Three inescapable conclusions emerge from last week’s protests in Quebec City against the Free Trade Area of the Americas:

  • It will be a long time before a Canadian government builds another 3.8-kilometre steel and concrete wall to exclude the public from the trade negotiations;
  • The protests succeeded brilliantly in forcing hemispheric leaders to address concerns raised by those who oppose the treaty;
  • Maude Barlow and other protest organizers undercut these successes by their failure to condemn the tiny percentage of demonstrators who pelted police with rocks.

The Wall of Shame was a repugnant departure from the democratic norms that Canadians pride themselves in, an unwelcome intrusion of Indonesian crowd control into a country with a deep tradition of civil discourse.

Disapproval of the wall approached unanimity. It bothered some, infuriated others, but outside the fraternity of bleating rightists who inhabit Toronto’s editorial pages, almost no one approved.

The striking thing about this nearly universal disapprobation was the silence of prominent Canadians. Celebrity protests were confined almost entirely to the usual suspects: Rebick, Ruby, Atwood and company.

Where were Peter Gzowski, Lloyd Axworthy, Lewis MacKenzie, Ken Taylor, Leonard Cohen, Knowlton Nash, Roy Romanow, Ken Dryden, Leslie Neilsen, and other thoughtful Canadians who could – and should – have spoken out?

It was a disconnect reminiscent of Meech Lake and Charlottetown, when the chattering classes all but unanimously endorsed schemes to hobble the federal government – and the public said, “Nuts to this.”

Victory over the wall would have been even more impressive had Barlow and the other protest organizers unequivocally condemned the rock throwers. Their refusal to do so betrays a serious lack of political judgment.

The Black Bloc agitators who began the rock throwing, joined after a bit by teenage boys swept up in the mob mentality, represent no one but themselves. Their pretence at revolution amounts to play-acting. They are not a constituency Barlow needs to coddle, and they alienate Canadians she needs to win over.

Despite this strategic blunder, the protest refocused the summit on issues trade negotiators prefer to ignore. Long before the first demonstrator arrived in Quebec City, Chrétien and the other heads of state were speaking about the need for greater openness in their deliberations, about democracy clauses, labour standards and environmental protection.

This infuriated columnists for the National Post and The Globe and Mail, who share a proprietary pride in the triumph of liberalized trade.

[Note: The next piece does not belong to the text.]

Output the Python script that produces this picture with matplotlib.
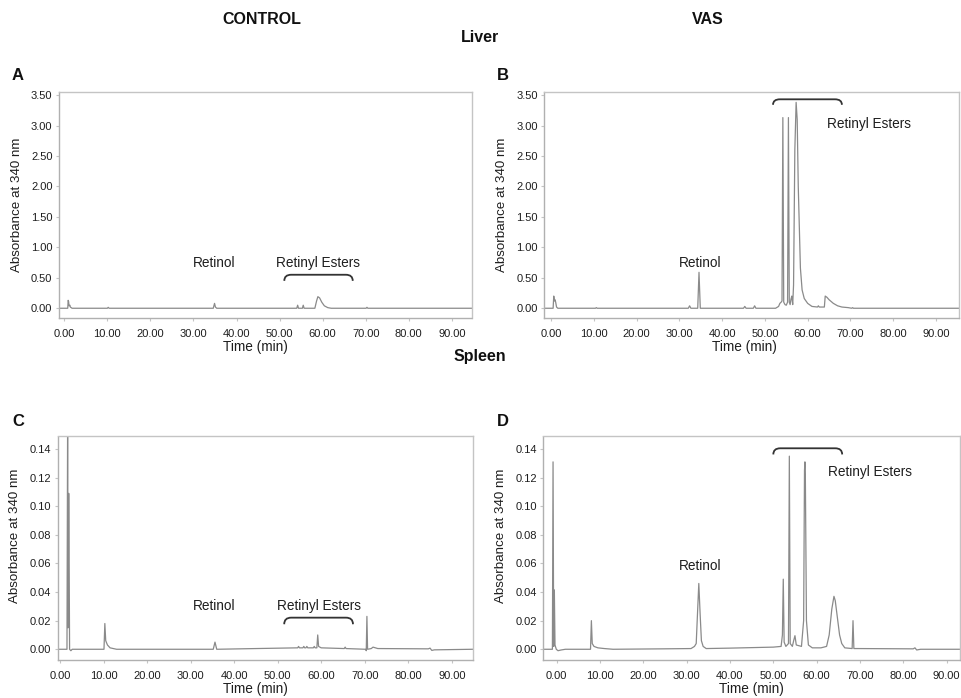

They appeared miffed that people espousing views incongruent with their Received Wisdom had momentarily snatched the spotlight.

Having deemed the protesters irrelevant, the National Post did its best to pretend they didn’t exist – aside from a page one column by Andrew Coyne fulminating against CBC’s Newsworld channel for giving them too much air time.

“Yoo-hoo, the horse has already left the barn,” read the headline on a Geoff Simpson column declaring free trade a fait accompli and dismissing the protesters as a self-promoting irrelevance.

The Globe‘s Matthew Ingram elaborated on this theme in a column that derided the protesters’ “X-files world of conspiracy theories.”

“[P]lenty of people would love to get access to the products that some multinational corporations – such as McDonald’s, the Great Satan of the anti-corporate movement – have to offer,” Ingram wrote. “Presumably that’s only because these deluded citizens have been brainwashed by the company’s marketing prowess. They don’t really want to eat there, they’re just pawns of U.S. commercial imperialism.”

Parodying the views of free trade opponents, rather than addressing them, is standard operating procedure for neo-cons like Ingram. They are able to do this, in part, because they have succeeded in appropriating the vocabulary of the debate.

Take the term, “free trade,” for example. NAFTA barred entrepreneurs from bringing generic copies of patent drugs to market in a timely fashion. That dubious policy made drug prices the fastest rising component of health-care costs in Canada. It can’t conceivably be described as “free” trade; it’s a severe restriction on trade.

Or how about “anti-globalization?” Groups opposed to the WTO, NAFTA, and FTAA include labour unions with strong international ties, third world development groups whose work is almost entirely international, environmental groups whose work spans international borders.

To portray such groups as isolationist or anti-trade may be rhetorically satisfying, but it’s logically absurd. They oppose neither trade nor globalization. They object to trade deals that enshrine commercial values at the expense of environmental protection, labour standards, and democratic processes.

Debate on these issues should be a welcome thing, but it requires more intellectual honesty than pro-agreement editorialists have shown.

Argentina will host the next FTAA summit. At the closing session in Quebec City, President Fernando de la Rua spoke of the need for greater openness in the negotiations, and for more attention to be paid to the concerns raised by the protesters. If that happens, he said, “The next summit … will not require the walls to keep out those who protest.”

Imagine the prime minister of Canada having to listen to a lesson on democratic processes from the president of Argentina. That ought to give the libertarians pause.